══ MATERIAL

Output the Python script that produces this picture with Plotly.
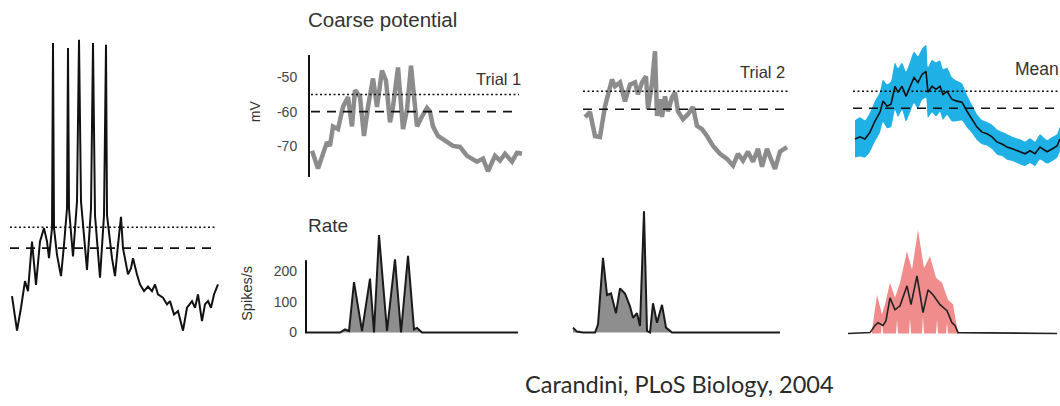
import plotly.graph_objects as go

W, H = 1060, 406

# ---------------- data ----------------
# Left: intracellular membrane potential (mV) vs time (a.u.)
raw_t = [2, 7, 11, 15, 18, 22, 26, 30, 34, 37, 39, 42, 43, 44, 47, 51, 54, 57, 58, 59,
         63, 67, 69, 71, 77, 81, 83, 85, 90, 94, 96, 97, 102, 105, 108, 111, 113, 118, 121, 123,
         127, 130, 134, 138, 142, 145, 148, 153, 157, 160, 164, 168, 173, 177, 182, 185, 188, 192, 195, 198,
         201, 204, 208]
raw_mv = [-71.5, -79.8, -74.3, -67.9, -70.3, -58.4, -68.8, -58.4, -55.2, -58.4, -62.4, -55.2, -10.8, -55.2, -61.6, -66.7, -59.2, -50.5, -12.0, -50.5,
          -62.0, -48.8, -10.0, -48.8, -65.2, -50.5, -10.8, -52.1, -67.1, -52.1, -11.2, -52.1, -62.4, -66.7, -59.2, -52.5, -60.0, -66.3, -64.8, -62.4,
          -66.3, -68.7, -70.3, -69.2, -70.3, -68.7, -71.1, -71.9, -73.5, -72.7, -75.9, -75.1, -79.8, -74.3, -72.7, -74.3, -71.1, -77.5, -73.5, -72.7,
          -74.3, -71.1, -68.7]

# Coarse potential, trial 1
tr1_t = [0, 6, 15, 18, 21, 26, 31, 36, 40, 43, 48, 52, 56, 61, 65, 70, 74, 78, 81, 86,
         91, 95, 99, 105, 110, 115, 118, 121, 126, 135, 141, 148, 155, 165, 171, 176, 183, 188, 193, 200,
         205, 210]
tr1_mv = [-71.4, -76.6, -68.9, -70.0, -64.3, -65.1, -58.6, -55.7, -64.3, -53.7, -55.7, -67.1, -58.6, -50.3, -58.6, -48.0, -50.9, -63.1, -58.6, -47.1,
          -65.1, -59.5, -46.6, -64.3, -61.4, -58.9, -60.0, -64.3, -67.1, -68.9, -70.0, -70.3, -72.9, -74.6, -73.7, -77.4, -72.9, -74.3, -72.3, -74.6,
          -72.0, -72.3]

# Coarse potential, trial 2
tr2_t = [0, 5, 10, 15, 20, 27, 30, 35, 40, 45, 50, 53, 57, 61, 63, 67, 70, 72, 75, 77,
         80, 83, 87, 90, 93, 98, 103, 108, 112, 117, 122, 128, 135, 142, 148, 153, 158, 163, 168, 173,
         177, 182, 187, 190, 195, 202]
tr2_mv = [-62.2, -60.8, -67.5, -67.8, -59.2, -51.7, -53.6, -52.5, -57.8, -53.1, -52.5, -55.8, -52.5, -50.8, -60.0, -52.8, -43.8, -61.9, -57.2, -62.2,
          -56.4, -60.6, -56.7, -55.3, -60.6, -62.8, -61.4, -59.4, -64.7, -65.6, -67.5, -70.3, -72.5, -73.9, -75.8, -72.5, -74.4, -71.9, -74.7, -71.1,
          -76.1, -71.1, -74.7, -76.7, -71.9, -70.6]

# Coarse potential, mean +- s.d.
mean_t = [0, 5, 10, 15, 20, 25, 28, 32, 36, 40, 43, 47, 51, 55, 59, 63, 67, 71, 73, 77,
          81, 85, 88, 92, 97, 102, 107, 112, 117, 122, 127, 132, 137, 142, 147, 152, 158, 165, 170, 175,
          180, 185, 192, 197, 202, 205]
mean_mv = [-69.1, -68.5, -69.1, -67.1, -63.8, -61.2, -57.9, -59.4, -58.8, -53.5, -55.3, -53.5, -56.5, -53.8, -50.9, -52.4, -50.0, -49.1, -55.3, -53.5,
           -54.4, -53.5, -55.9, -55.0, -57.4, -57.9, -58.2, -60.9, -63.2, -65.6, -67.1, -67.6, -68.5, -70.0, -70.6, -71.5, -72.1, -72.9, -73.5, -72.6,
           -73.5, -71.5, -72.9, -72.1, -71.2, -69.1]
mean_sd = [5.5, 5.8, 5.5, 5.8, 6.0, 6.0, 6.3, 6.5, 6.8, 7.0, 7.2, 7.0, 7.4, 7.5, 7.6, 7.8, 7.6, 7.8, 7.5, 7.8,
           8.0, 7.6, 7.5, 7.0, 6.5, 6.0, 5.5, 4.8, 4.2, 3.8, 3.6, 3.5, 3.6, 3.7, 3.6, 3.8, 3.6, 3.7, 3.6, 3.7,
           3.6, 3.7, 3.5, 3.6, 3.5, 3.5]

THRESH_DOT = -55
THRESH_DASH = -60

# Rate, trial 1 (spikes/s)
r1_t = [0, 33, 38, 42, 47, 55, 63, 67, 72, 80, 88, 94, 101, 107, 110, 115, 211]
r1_v = [0, 0, 10, 5, 164, 5, 175, 0, 317, 5, 238, 0, 249, 10, 15, 0, 0]

# Rate, trial 2
r2_t = [0, 4, 10, 22, 25, 30, 34, 38, 43, 47, 52, 57, 60, 64, 67, 71, 74, 77, 80, 84,
        89, 93, 99, 207]
r2_v = [16, 3, 0, 0, 26, 243, 122, 127, 63, 143, 127, 85, 48, 63, 21, 394, 5, 0, 95, 32,
        90, 16, 0, 0]

# Rate, mean and spread
rm_t = [0, 22, 27, 30, 35, 38, 42, 47, 52, 59, 63, 69, 75, 80, 85, 92, 99, 104, 107, 110, 209]
rm_v = [0, 3, 26, 35, 26, 42, 116, 77, 90, 155, 94, 187, 68, 142, 126, 94, 74, 35, 26, 3, 0]
rup_t = [24, 29, 34, 37, 42, 47, 52, 59, 64, 70, 76, 82, 88, 94, 100, 105, 109, 111]
rup_v = [10, 126, 62, 95, 165, 116, 165, 267, 207, 336, 213, 251, 181, 165, 110, 95, 19, 0]
rlo_t = [24, 33, 34, 35, 48, 49, 50, 61, 62, 63, 74, 75, 76, 88, 89, 90, 98, 99, 100, 111]
rlo_v = [0, 0, 40, 0, 0, 45, 0, 0, 50, 0, 0, 55, 0, 0, 45, 0, 0, 35, 0, 0]

RATE_TICKS = [0, 100, 200]
MV_TICKS = [-50, -60, -70]

# ---------------- layout helpers ----------------
def xd(a, b):
    return [a / W, b / W]

def yd(top, bot):
    return [1 - bot / H, 1 - top / H]

def yr(top, bot, p1, v1, p2, v2):
    k = (v2 - v1) / (p2 - p1)
    return [v1 + (bot - p1) * k, v1 + (top - p1) * k]

FONT = "Liberation Sans, Arial, sans-serif"
TXT = "#333333"

fig = go.Figure()

# Panel A: raw trace
fig.add_trace(go.Scatter(x=raw_t, y=raw_mv, mode="lines", line=dict(color="#111111", width=2),
                         xaxis="x", yaxis="y"))
# Panel B1
fig.add_trace(go.Scatter(x=tr1_t, y=tr1_mv, mode="lines", line=dict(color="#8c8c8c", width=4.5),
                         xaxis="x2", yaxis="y2"))
# Panel B2
fig.add_trace(go.Scatter(x=tr2_t, y=tr2_mv, mode="lines", line=dict(color="#8c8c8c", width=4.5),
                         xaxis="x3", yaxis="y3"))
# Panel B3: band + mean
up = [m + s for m, s in zip(mean_mv, mean_sd)]
lo = [m - s for m, s in zip(mean_mv, mean_sd)]
fig.add_trace(go.Scatter(x=mean_t + mean_t[::-1], y=up + lo[::-1], mode="lines", fill="toself",
                         fillcolor="#1fb0e6", line=dict(width=0, color="#1fb0e6", shape="spline", smoothing=0.6),
                         xaxis="x4", yaxis="y4"))
fig.add_trace(go.Scatter(x=mean_t, y=mean_mv, mode="lines", line=dict(color="#111111", width=1.6),
                         xaxis="x4", yaxis="y4"))
# Panel C1
fig.add_trace(go.Scatter(x=r1_t, y=r1_v, mode="lines", fill="tozeroy", fillcolor="#8e8e8e",
                         line=dict(color="#1a1a1a", width=2), xaxis="x5", yaxis="y5"))
# Panel C2
fig.add_trace(go.Scatter(x=r2_t, y=r2_v, mode="lines", fill="tozeroy", fillcolor="#8e8e8e",
                         line=dict(color="#1a1a1a", width=2), xaxis="x6", yaxis="y6"))
# Panel C3
fig.add_trace(go.Scatter(x=rup_t + rlo_t[::-1], y=rup_v + rlo_v[::-1], mode="lines", fill="toself",
                         fillcolor="#f08c8c", line=dict(width=0, color="#f08c8c"),
                         xaxis="x7", yaxis="y7"))
fig.add_trace(go.Scatter(x=rm_t, y=rm_v, mode="lines", line=dict(color="#222222", width=1.6),
                         xaxis="x7", yaxis="y7"))

hidden = dict(visible=False, showgrid=False, zeroline=False)

layout = dict(
    width=W, height=H, autosize=False,
    margin=dict(l=0, r=0, t=0, b=0),
    paper_bgcolor="white", plot_bgcolor="rgba(0,0,0,0)",
    showlegend=False,
    font=dict(family=FONT, color=TXT),
)
# panel A
layout["xaxis"] = dict(hidden, domain=xd(8, 222), range=[-2, 212])
layout["yaxis"] = dict(hidden, domain=yd(30, 345), range=yr(30, 345, 229, -55, 250, -60))
# panel B1 (with visible y axis)
layout["xaxis2"] = dict(hidden, domain=xd(310, 526), range=[-2, 214])
layout["yaxis2"] = dict(domain=yd(55, 178), range=yr(55, 178, 78, -50, 112.5, -60),
                        showgrid=False, zeroline=False, showline=True, linecolor="#111111", linewidth=2,
                        ticks="", tickvals=MV_TICKS, ticktext=[str(v) for v in MV_TICKS],
                        tickfont=dict(size=14, color="#444444", family=FONT), ticklabelstandoff=8,
                        anchor="x2")
# panel B2
layout["xaxis3"] = dict(hidden, domain=xd(583, 790), range=[-2, 205])
layout["yaxis3"] = dict(hidden, domain=yd(40, 185), range=yr(40, 185, 92, -55, 110, -60))
# panel B3
layout["xaxis4"] = dict(hidden, domain=xd(853, 1060), range=[-2, 205])
layout["yaxis4"] = dict(hidden, domain=yd(35, 185), range=yr(35, 185, 92, -55, 109, -60))
# panel C1
layout["xaxis5"] = dict(hidden, domain=xd(306, 521), range=[-1, 214])
layout["yaxis5"] = dict(domain=yd(200, 340), range=yr(200, 340, 335, 0, 304, 100),
                        showgrid=False, zeroline=False, showline=False,
                        ticks="", tickvals=RATE_TICKS, ticktext=[str(v) for v in RATE_TICKS],
                        tickfont=dict(size=14, color="#444444", family=FONT), ticklabelstandoff=8,
                        anchor="x5")
# panel C2
layout["xaxis6"] = dict(hidden, domain=xd(570, 785), range=[-3, 212])
layout["yaxis6"] = dict(hidden, domain=yd(200, 340), range=yr(200, 340, 335, 0, 304, 100))
# panel C3
layout["xaxis7"] = dict(hidden, domain=xd(846, 1060), range=[-2, 212])
layout["yaxis7"] = dict(hidden, domain=yd(200, 340), range=yr(200, 340, 336, 0, 305, 100))

shapes = []
def hline(xref, yref, x0, x1, y, dash, width=1.6):
    shapes.append(dict(type="line", xref=xref, yref=yref, x0=x0, x1=x1, y0=y, y1=y,
                       line=dict(color="#111111", width=width, dash=dash), layer="above"))

DOT = "2px,2.5px"
DASH = "9px,7px"
hline("x", "y", 0, 205, THRESH_DOT, DOT)
hline("x", "y", 0, 205, THRESH_DASH, DASH)
hline("x2", "y2", -1, 207, THRESH_DOT, DOT)
hline("x2", "y2", -1, 207, THRESH_DASH, DASH)
hline("x3", "y3", -2, 203, THRESH_DOT, DOT)
hline("x3", "y3", -2, 203, THRESH_DASH, DASH)
hline("x4", "y4", -2, 205, THRESH_DOT, DOT)
hline("x4", "y4", -2, 205, THRESH_DASH, DASH)
# rate axis line (panel C1)
shapes.append(dict(type="line", xref="x5 domain", yref="y5", x0=0, x1=0, y0=-3, y1=235,
                   line=dict(color="#111111", width=2)))
layout["shapes"] = shapes

ann = []
def text(s, x, y, size, xanchor="left", angle=0, color=TXT, family=FONT):
    ann.append(dict(text=s, x=x / W, y=1 - y / H, xref="paper", yref="paper", showarrow=False,
                    xanchor=xanchor, yanchor="middle", textangle=angle,
                    font=dict(size=size, color=color, family=family)))

text("Coarse potential", 306, 20, 20.5)
text("Trial 1", 523, 80, 16.5, xanchor="right")
text("Trial 2", 787, 73, 16.5, xanchor="right")
text("Mean", 1013, 70, 17.5)
text("Rate", 306, 227, 19)
text("mV", 255, 112, 14, xanchor="center", angle=-90)
text("Spikes/s", 247, 296, 14.5, xanchor="center", angle=-90)
text("Carandini, PLoS Biology, 2004", 679, 387, 23.5, xanchor="center", color="#2a2a2a",
     family="Lato, Open Sans, sans-serif")
layout["annotations"] = ann

fig.update_layout(**layout)
fig.write_html("out.html")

════

> [TASK STATEMENT]: Leave out the pictures and restate, word for word, the lines from the top of the data through the line containing "W, H = 1060, 406", both included.

> [ANSWER IN FULL]:
Output the Python script that produces this picture with Plotly.
import plotly.graph_objects as go

W, H = 1060, 406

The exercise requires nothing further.